While power systems across the West do transfer electricity back and forth, only in California are they part of a larger cooperation agreement that oversees planning and resource sharing. The California Independent System Operator manages the flow of electricity over 80% of the state across 26,000 circuit miles of transmission lines. Experts say that a regional system would be much more efficient and make states’ clean energy goals more attainable.

“The best battery that is out there is the grid — to have solar in California complemented by wind in Wyoming and transmission between the two,” said Christina Hayes, executive director of Americans for a Clean Energy Grid, a coalition that advocates for expansion and modernization of the nation’s transmission system.

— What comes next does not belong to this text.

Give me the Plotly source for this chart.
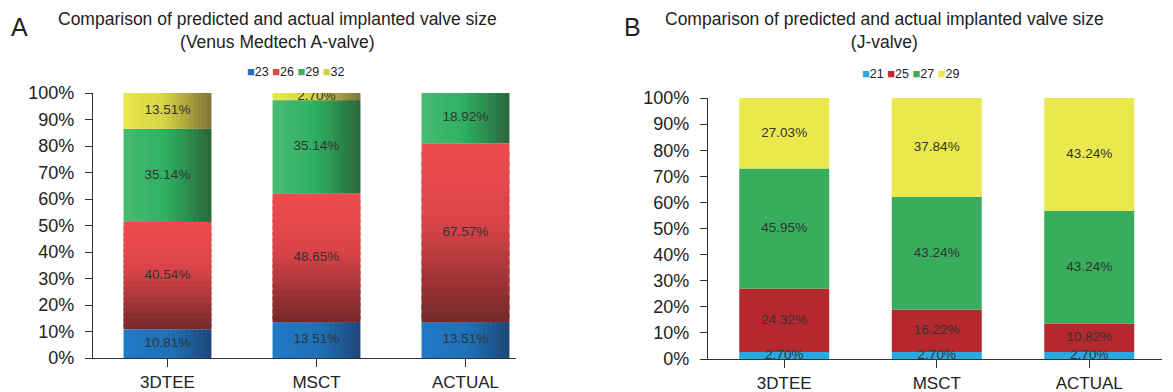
import plotly.graph_objects as go

# ---------------- data ----------------
categories = ["3DTEE", "MSCT", "ACTUAL"]

a_sizes = ["23", "26", "29", "32"]
a_23 = [10.81, 13.51, 13.51]
a_26 = [40.54, 48.65, 67.57]
a_29 = [35.14, 35.14, 18.92]
a_32 = [13.51, 2.70, 0.0]

b_sizes = ["21", "25", "27", "29"]
b_21 = [2.70, 2.70, 2.70]
b_25 = [24.32, 16.22, 10.82]
b_27 = [45.95, 43.24, 43.24]
b_29 = [27.03, 37.84, 43.24]

a_title = ["Comparison of predicted and actual implanted valve size", "(Venus Medtech A-valve)"]
b_title = ["Comparison of predicted and actual implanted valve size", "(J-valve)"]

# ---------------- styles ----------------
FONT = "Liberation Sans, Arial, Helvetica, sans-serif"
W, H = 1173, 392
OX, OY = 8, 8          # page body margin offset
BAR_W = 0.59
N_SLICES = 20
OVERLAP = 1.6


def px(x):
    return (x - OX) / W


def py(y):
    return 1 - (y - OY) / H


# gradient stops (position, colour); A panel uses shaded bars
a_grad = [
    ("h", [(0, "#2279c5"), (0.55, "#1f70b6"), (1, "#1d4777")]),
    ("v", [(0, "#ef4b4f"), (0.45, "#d94448"), (1, "#742829")]),
    ("h", [(0, "#47bc73"), (0.5, "#2eae60"), (1, "#2a663b")]),
    ("h", [(0, "#e9e84b"), (0.45, "#d8d446"), (1, "#7f7438")]),
]
a_legend_cols = ["#1f6fb8", "#e0474b", "#36b062", "#d4d244"]
b_cols = ["#29a9e0", "#b4282e", "#37ad5d", "#e9e84d"]


def hex2rgb(h):
    h = h.lstrip("#")
    return tuple(int(h[i:i + 2], 16) for i in (0, 2, 4))


def interp(stops, t):
    for (t0, c0), (t1, c1) in zip(stops[:-1], stops[1:]):
        if t <= t1:
            f = 0 if t1 == t0 else (t - t0) / (t1 - t0)
            a, b = hex2rgb(c0), hex2rgb(c1)
            return "rgb(%d,%d,%d)" % tuple(round(a[k] + (b[k] - a[k]) * f) for k in range(3))
    return "rgb(%d,%d,%d)" % hex2rgb(stops[-1][1])


fig = go.Figure()


def add_panel(series, names, xa, ya, grads=None, cols=None):
    base = [0.0] * len(categories)
    for s, vals in enumerate(series):
        if grads is None:
            fig.add_trace(go.Bar(
                x=categories, y=vals, base=list(base), width=BAR_W,
                marker=dict(color=cols[s], line=dict(width=0)),
                name=names[s], showlegend=False, xaxis=xa, yaxis=ya,
                hoverinfo="skip"))
        else:
            kind, stops = grads[s]
            for i in range(N_SLICES):
                t = (i + 0.5) / N_SLICES
                col = interp(stops, t)
                k = 1.0 if i == N_SLICES - 1 else OVERLAP
                if kind == "h":
                    sw = BAR_W / N_SLICES
                    fig.add_trace(go.Bar(
                        x=categories, y=vals, base=list(base),
                        width=sw * k, offset=-BAR_W / 2 + i * sw,
                        marker=dict(color=col, line=dict(width=0)),
                        name=names[s], showlegend=False, xaxis=xa, yaxis=ya,
                        hoverinfo="skip"))
                else:
                    # vertical shading: each segment from top (light) to bottom (dark)
                    tops = [b + v - i * v / N_SLICES for b, v in zip(base, vals)]
                    hs = [k * v / N_SLICES for v in vals]
                    fig.add_trace(go.Bar(
                        x=categories, y=hs, base=[tp - h for tp, h in zip(tops, hs)],
                        width=BAR_W, offset=-BAR_W / 2,
                        marker=dict(color=col, line=dict(width=0)),
                        name=names[s], showlegend=False, xaxis=xa, yaxis=ya,
                        hoverinfo="skip"))
        # value labels at segment middles
        lx, ly, lt = [], [], []
        for c, b, v in zip(categories, base, vals):
            if v > 0:
                lx.append(c)
                ly.append(b + v / 2)
                lt.append("%.2f%%" % v)
        fig.add_trace(go.Scatter(
            x=lx, y=ly, text=lt, mode="text",
            textfont=dict(family=FONT, size=13.5, color="#333333"),
            showlegend=False, xaxis=xa, yaxis=ya, hoverinfo="skip"))
        base = [b + v for b, v in zip(base, vals)]


add_panel([a_23, a_26, a_29, a_32], a_sizes, "x", "y", grads=a_grad)
add_panel([b_21, b_25, b_27, b_29], b_sizes, "x2", "y2", cols=b_cols)
fig.update_layout(barmode="overlay")


def xaxis_style(x0, x1, rng):
    return dict(domain=[px(x0), px(x1)], range=rng, type="category", showline=True,
                linecolor="#333333", linewidth=1.3, ticks="outside", ticklen=8,
                tickcolor="#333333", tickwidth=1.3, showgrid=False, zeroline=False,
                automargin=False,
                tickfont=dict(family=FONT, size=17, color="#222222"), fixedrange=True)


def yaxis_style(y_bottom, y_top, anchor):
    return dict(domain=[py(y_bottom), py(y_top)], range=[0, 100], dtick=10, ticksuffix="%",
                showline=True, linecolor="#333333", linewidth=1.3, ticks="outside",
                ticklen=7, tickcolor="#333333", tickwidth=1.3, showgrid=False,
                zeroline=False, anchor=anchor, ticklabelstandoff=7, automargin=False,
                tickfont=dict(family=FONT, size=18, color="#222222"), fixedrange=True)


fig.update_layout(
    xaxis=dict(**xaxis_style(93, 516, [-0.5, 2.339]), anchor="y"),
    yaxis=yaxis_style(358, 93, "x"),
    xaxis2=dict(**xaxis_style(708, 1162, [-0.5, 2.477]), anchor="y2"),
    yaxis2=yaxis_style(359, 98, "x2"),
)


def legend_text(names, cols):
    parts = []
    for n, c in zip(names, cols):
        parts.append('<span style="color:%s;font-size:13px">■</span>%s' % (c, n))
    return " ".join(parts)


ann = []
for letter, lx in (("A", 19.5), ("B", 632)):
    ann.append(dict(text=letter, x=px(lx), y=py(27), xref="paper", yref="paper",
                    showarrow=False, xanchor="center", yanchor="middle",
                    font=dict(family=FONT, size=25, color="#222222")))
for title, cx in ((a_title, 277.5), (b_title, 885)):
    ann.append(dict(text="<br>".join(title), x=px(cx), y=py(30),
                    xref="paper", yref="paper",
                    showarrow=False, xanchor="center", yanchor="middle",
                    font=dict(family=FONT, size=17.5, color="#222222")))
ann.append(dict(text=legend_text(a_sizes, a_legend_cols), x=px(296), y=py(72),
                xref="paper", yref="paper", showarrow=False, xanchor="center",
                yanchor="middle", font=dict(family=FONT, size=12.5, color="#222222")))
ann.append(dict(text=legend_text(b_sizes, b_cols), x=px(911), y=py(73),
                xref="paper", yref="paper", showarrow=False, xanchor="center",
                yanchor="middle", font=dict(family=FONT, size=12.5, color="#222222")))

fig.update_layout(
    width=W, height=H,
    margin=dict(l=0, r=0, t=0, b=0),
    paper_bgcolor="white", plot_bgcolor="white",
    showlegend=False,
    annotations=ann,
    font=dict(family=FONT),
)

fig.write_html("out.html")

One sticking point is that the California Independent System Operator, which could hypothetically incorporate other states into a regionwide RTO, is currently governed by a five-member board appointed by that state’s governor. Since prospective members would likely want their own representation in the oversight of an RTO, California lawmakers are currently looking at other governance options to give parity to other states that seek to join.

“This could be really beneficial to all of us,” said Assemblymember Chris Holden, a Democrat. “California could deliver excess solar power to other states rather than curtail it, and at other times we may be able to import wind and solar power from other states.”

Holden sponsored legislation, which passed last year, directing the Independent System Operator to produce a report on the impacts of regional grid cooperation, which he said will help lawmakers better understand the issue and send a “market signal” to neighboring states that California is serious about an RTO.

“An interconnected grid is a more resilient grid,” said Summers, with the environmental lawmakers group. “You really unlock the ability to move clean energy around, and that addresses a lot of the intermittency concerns people have, because the sun will be shining somewhere, and the wind will be blowing somewhere.”